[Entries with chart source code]
[BEGIN]

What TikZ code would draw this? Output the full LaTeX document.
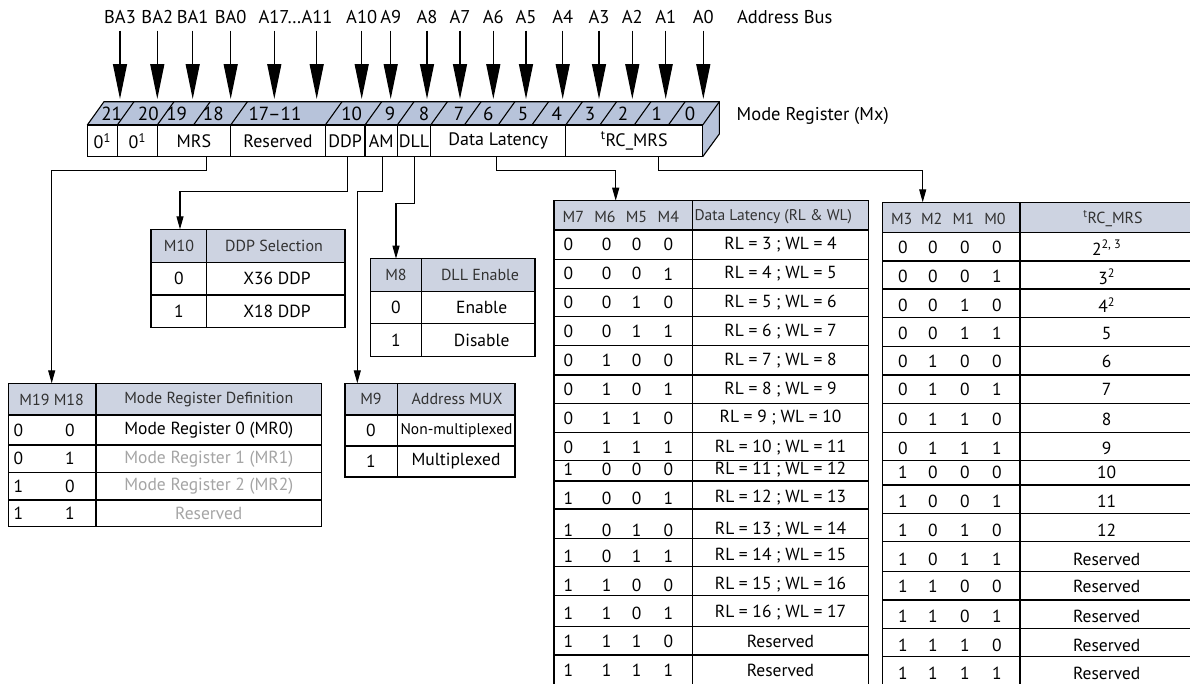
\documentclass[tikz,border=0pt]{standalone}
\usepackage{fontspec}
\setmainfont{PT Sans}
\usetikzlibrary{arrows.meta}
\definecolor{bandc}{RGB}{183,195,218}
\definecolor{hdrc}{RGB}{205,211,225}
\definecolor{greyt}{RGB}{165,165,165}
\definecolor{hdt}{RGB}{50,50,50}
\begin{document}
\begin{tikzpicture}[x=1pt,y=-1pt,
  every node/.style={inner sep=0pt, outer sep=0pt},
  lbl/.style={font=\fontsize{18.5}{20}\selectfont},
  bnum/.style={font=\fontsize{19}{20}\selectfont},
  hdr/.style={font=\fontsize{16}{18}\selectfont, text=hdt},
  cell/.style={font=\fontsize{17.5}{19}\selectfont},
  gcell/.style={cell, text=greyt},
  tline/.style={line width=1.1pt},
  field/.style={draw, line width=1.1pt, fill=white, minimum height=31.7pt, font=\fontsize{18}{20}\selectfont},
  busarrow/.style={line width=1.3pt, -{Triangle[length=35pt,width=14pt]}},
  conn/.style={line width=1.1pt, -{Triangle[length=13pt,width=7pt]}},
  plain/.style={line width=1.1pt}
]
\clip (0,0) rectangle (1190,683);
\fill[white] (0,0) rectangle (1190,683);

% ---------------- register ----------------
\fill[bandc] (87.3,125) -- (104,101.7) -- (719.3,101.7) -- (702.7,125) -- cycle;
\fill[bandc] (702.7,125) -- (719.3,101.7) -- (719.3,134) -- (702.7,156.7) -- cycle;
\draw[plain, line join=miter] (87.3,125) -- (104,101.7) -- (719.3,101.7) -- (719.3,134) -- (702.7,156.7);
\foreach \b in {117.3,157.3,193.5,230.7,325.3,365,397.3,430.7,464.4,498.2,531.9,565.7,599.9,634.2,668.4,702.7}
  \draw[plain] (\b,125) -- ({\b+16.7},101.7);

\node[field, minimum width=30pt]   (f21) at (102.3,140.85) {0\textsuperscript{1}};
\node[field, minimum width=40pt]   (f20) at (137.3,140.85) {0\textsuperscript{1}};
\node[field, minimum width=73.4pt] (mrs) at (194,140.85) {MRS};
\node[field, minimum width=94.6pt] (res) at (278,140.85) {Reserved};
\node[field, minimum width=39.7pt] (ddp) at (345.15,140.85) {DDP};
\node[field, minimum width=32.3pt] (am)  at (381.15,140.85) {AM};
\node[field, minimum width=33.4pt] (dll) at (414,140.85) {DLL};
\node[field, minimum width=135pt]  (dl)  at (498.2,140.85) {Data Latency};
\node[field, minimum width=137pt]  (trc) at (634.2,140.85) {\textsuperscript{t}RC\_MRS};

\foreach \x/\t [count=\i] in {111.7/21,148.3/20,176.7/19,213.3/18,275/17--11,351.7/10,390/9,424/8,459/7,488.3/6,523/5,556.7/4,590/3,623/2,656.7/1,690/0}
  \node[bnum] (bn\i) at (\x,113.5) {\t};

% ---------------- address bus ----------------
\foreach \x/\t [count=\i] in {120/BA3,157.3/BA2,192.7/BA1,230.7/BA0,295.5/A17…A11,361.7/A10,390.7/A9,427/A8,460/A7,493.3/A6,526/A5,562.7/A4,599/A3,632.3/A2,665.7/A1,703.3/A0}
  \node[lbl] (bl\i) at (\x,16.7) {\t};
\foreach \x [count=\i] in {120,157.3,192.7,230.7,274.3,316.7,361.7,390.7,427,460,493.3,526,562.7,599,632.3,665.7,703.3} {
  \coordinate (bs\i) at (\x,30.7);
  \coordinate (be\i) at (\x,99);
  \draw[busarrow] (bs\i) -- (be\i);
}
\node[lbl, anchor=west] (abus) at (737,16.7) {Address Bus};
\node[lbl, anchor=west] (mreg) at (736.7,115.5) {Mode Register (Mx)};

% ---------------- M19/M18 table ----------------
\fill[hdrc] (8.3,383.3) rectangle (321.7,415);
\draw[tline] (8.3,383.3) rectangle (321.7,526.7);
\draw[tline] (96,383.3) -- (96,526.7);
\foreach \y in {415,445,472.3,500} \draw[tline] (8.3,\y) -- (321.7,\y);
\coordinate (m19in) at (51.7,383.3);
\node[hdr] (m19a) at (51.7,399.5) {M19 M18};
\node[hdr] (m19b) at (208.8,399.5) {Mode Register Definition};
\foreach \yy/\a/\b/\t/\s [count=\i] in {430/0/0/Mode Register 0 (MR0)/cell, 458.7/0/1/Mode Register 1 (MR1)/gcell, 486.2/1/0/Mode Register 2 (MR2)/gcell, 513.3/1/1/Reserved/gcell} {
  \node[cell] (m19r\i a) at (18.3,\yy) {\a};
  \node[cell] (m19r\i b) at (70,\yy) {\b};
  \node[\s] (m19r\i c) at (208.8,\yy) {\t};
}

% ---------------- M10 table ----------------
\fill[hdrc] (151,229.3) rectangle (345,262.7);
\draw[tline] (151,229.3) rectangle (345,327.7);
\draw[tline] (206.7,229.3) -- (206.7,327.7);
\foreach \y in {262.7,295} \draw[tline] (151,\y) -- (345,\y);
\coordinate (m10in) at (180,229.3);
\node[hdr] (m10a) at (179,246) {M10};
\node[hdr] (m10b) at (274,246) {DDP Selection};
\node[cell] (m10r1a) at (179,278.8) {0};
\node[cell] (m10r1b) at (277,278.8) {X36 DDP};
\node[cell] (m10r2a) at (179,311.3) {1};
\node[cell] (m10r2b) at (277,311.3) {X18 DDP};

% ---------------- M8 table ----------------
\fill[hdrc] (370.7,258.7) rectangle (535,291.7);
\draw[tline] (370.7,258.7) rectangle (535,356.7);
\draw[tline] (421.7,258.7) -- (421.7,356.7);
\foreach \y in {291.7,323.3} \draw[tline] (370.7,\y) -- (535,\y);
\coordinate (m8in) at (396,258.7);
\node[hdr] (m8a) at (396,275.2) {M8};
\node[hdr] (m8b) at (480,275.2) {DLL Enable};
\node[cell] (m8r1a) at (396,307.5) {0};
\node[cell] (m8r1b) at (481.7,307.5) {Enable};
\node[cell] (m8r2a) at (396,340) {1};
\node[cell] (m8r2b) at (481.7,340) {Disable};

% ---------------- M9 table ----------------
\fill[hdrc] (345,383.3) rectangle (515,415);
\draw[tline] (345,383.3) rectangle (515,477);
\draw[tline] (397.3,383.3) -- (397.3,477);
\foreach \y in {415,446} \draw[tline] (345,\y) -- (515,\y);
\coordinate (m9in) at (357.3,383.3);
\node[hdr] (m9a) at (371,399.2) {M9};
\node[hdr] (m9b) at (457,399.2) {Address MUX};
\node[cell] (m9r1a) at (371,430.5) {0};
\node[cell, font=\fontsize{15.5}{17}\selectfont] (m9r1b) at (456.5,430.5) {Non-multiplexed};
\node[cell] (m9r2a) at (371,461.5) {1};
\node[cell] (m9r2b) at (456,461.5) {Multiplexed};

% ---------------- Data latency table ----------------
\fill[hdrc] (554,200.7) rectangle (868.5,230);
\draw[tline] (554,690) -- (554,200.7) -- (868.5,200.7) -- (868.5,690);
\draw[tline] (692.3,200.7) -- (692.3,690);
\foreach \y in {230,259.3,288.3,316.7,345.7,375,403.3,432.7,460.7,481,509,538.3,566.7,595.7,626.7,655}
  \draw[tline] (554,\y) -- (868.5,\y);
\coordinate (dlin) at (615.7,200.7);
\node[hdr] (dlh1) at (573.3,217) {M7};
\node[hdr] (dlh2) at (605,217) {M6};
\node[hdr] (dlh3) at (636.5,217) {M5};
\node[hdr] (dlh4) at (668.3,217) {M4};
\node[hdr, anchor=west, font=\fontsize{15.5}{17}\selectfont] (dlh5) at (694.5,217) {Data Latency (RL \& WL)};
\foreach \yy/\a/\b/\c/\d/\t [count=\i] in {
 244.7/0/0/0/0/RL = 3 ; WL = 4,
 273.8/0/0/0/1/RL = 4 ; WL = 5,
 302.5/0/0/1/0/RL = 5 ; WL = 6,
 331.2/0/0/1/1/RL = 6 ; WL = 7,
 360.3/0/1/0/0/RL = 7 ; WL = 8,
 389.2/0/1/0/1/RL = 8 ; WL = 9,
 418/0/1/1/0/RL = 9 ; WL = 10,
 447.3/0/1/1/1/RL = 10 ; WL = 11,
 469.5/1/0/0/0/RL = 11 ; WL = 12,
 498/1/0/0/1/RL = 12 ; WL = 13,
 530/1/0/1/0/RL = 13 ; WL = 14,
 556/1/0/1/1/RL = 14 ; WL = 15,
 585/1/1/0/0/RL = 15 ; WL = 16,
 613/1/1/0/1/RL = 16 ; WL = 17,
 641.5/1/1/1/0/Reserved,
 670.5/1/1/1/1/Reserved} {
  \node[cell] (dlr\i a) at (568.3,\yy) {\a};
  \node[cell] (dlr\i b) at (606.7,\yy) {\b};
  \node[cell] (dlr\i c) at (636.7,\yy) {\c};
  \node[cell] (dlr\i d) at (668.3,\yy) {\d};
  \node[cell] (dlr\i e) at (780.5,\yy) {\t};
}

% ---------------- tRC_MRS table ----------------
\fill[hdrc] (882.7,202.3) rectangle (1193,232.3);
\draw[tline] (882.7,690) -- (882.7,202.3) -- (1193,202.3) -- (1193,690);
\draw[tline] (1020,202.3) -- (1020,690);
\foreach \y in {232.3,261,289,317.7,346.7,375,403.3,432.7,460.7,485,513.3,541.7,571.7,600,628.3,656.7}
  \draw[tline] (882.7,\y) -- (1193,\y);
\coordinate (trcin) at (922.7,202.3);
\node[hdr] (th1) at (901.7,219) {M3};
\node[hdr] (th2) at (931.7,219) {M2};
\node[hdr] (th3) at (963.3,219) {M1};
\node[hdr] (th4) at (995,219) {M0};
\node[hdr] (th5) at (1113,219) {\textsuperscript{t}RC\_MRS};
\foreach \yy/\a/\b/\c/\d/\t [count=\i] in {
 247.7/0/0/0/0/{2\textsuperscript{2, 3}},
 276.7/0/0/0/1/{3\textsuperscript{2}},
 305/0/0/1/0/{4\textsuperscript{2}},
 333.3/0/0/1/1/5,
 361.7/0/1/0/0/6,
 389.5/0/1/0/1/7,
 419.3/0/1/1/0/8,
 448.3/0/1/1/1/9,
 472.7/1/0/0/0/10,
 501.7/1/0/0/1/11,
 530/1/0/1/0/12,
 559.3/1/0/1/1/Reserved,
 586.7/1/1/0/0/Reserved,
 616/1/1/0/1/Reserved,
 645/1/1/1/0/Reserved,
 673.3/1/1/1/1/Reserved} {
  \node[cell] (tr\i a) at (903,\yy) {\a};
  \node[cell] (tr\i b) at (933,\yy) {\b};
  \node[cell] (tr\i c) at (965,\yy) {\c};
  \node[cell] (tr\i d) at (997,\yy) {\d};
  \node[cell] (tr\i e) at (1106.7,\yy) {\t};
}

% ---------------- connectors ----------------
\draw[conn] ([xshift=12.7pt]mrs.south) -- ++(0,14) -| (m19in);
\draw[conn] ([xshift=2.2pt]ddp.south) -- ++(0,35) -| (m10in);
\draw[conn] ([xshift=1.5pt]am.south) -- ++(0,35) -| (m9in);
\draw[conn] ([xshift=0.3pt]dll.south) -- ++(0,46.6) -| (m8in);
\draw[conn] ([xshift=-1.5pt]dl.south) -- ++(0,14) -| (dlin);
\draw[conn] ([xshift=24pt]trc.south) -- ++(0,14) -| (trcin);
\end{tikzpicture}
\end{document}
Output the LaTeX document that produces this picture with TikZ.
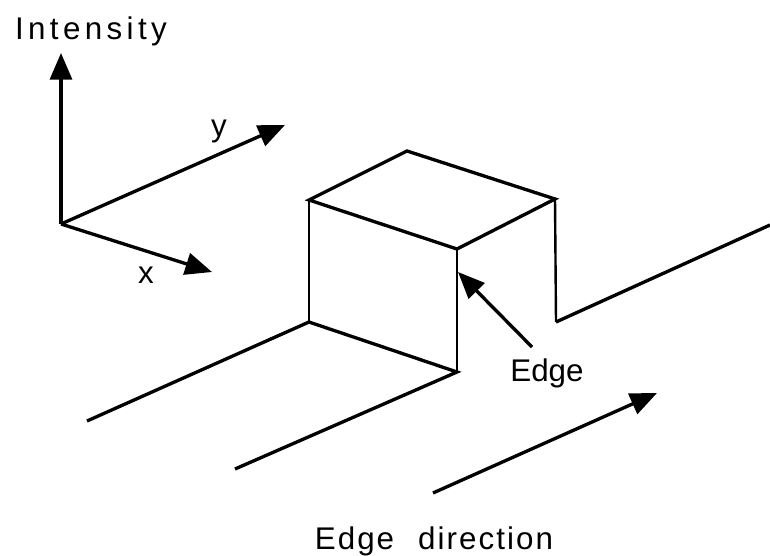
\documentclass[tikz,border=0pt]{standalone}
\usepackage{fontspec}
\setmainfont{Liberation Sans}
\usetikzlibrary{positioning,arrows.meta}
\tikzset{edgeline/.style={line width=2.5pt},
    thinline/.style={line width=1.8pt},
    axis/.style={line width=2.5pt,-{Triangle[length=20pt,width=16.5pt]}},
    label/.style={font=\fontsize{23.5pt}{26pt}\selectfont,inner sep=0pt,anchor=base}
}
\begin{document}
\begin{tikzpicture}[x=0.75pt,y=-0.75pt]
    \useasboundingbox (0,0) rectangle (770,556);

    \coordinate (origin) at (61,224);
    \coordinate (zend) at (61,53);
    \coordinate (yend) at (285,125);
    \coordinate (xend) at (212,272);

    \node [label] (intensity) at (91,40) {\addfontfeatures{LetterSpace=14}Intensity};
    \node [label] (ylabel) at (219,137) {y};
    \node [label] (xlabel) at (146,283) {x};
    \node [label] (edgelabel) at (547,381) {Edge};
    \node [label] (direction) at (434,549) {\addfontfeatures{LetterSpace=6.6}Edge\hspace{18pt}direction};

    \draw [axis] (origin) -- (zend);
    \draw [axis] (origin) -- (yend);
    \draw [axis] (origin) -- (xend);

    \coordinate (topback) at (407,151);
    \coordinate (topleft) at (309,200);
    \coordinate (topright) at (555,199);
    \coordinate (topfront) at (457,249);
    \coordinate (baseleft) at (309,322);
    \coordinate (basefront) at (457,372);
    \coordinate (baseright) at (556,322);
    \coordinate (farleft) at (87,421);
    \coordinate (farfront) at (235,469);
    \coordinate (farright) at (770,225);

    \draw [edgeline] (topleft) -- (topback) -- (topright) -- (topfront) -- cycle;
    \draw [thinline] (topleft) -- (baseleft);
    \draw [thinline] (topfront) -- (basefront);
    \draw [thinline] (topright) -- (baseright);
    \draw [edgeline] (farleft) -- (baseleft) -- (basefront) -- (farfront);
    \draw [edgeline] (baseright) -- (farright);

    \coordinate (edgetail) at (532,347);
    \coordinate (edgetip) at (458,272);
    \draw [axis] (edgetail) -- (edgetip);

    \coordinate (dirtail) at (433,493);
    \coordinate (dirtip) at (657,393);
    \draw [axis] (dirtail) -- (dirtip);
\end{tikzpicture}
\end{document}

[END]

- **Stated task**: Taking the entries above, extract every line from the one bearing "Output the LaTeX" through the one bearing "[label] (direction) at", exactly, with no pictures.

- **Task output**:
Output the LaTeX document that produces this picture with TikZ.
\documentclass[tikz,border=0pt]{standalone}
\usepackage{fontspec}
\setmainfont{Liberation Sans}
\usetikzlibrary{positioning,arrows.meta}
\tikzset{edgeline/.style={line width=2.5pt},
    thinline/.style={line width=1.8pt},
    axis/.style={line width=2.5pt,-{Triangle[length=20pt,width=16.5pt]}},
    label/.style={font=\fontsize{23.5pt}{26pt}\selectfont,inner sep=0pt,anchor=base}
}
\begin{document}
\begin{tikzpicture}[x=0.75pt,y=-0.75pt]
    \useasboundingbox (0,0) rectangle (770,556);

    \coordinate (origin) at (61,224);
    \coordinate (zend) at (61,53);
    \coordinate (yend) at (285,125);
    \coordinate (xend) at (212,272);

    \node [label] (intensity) at (91,40) {\addfontfeatures{LetterSpace=14}Intensity};
    \node [label] (ylabel) at (219,137) {y};
    \node [label] (xlabel) at (146,283) {x};
    \node [label] (edgelabel) at (547,381) {Edge};
    \node [label] (direction) at (434,549) {\addfontfeatures{LetterSpace=6.6}Edge\hspace{18pt}direction};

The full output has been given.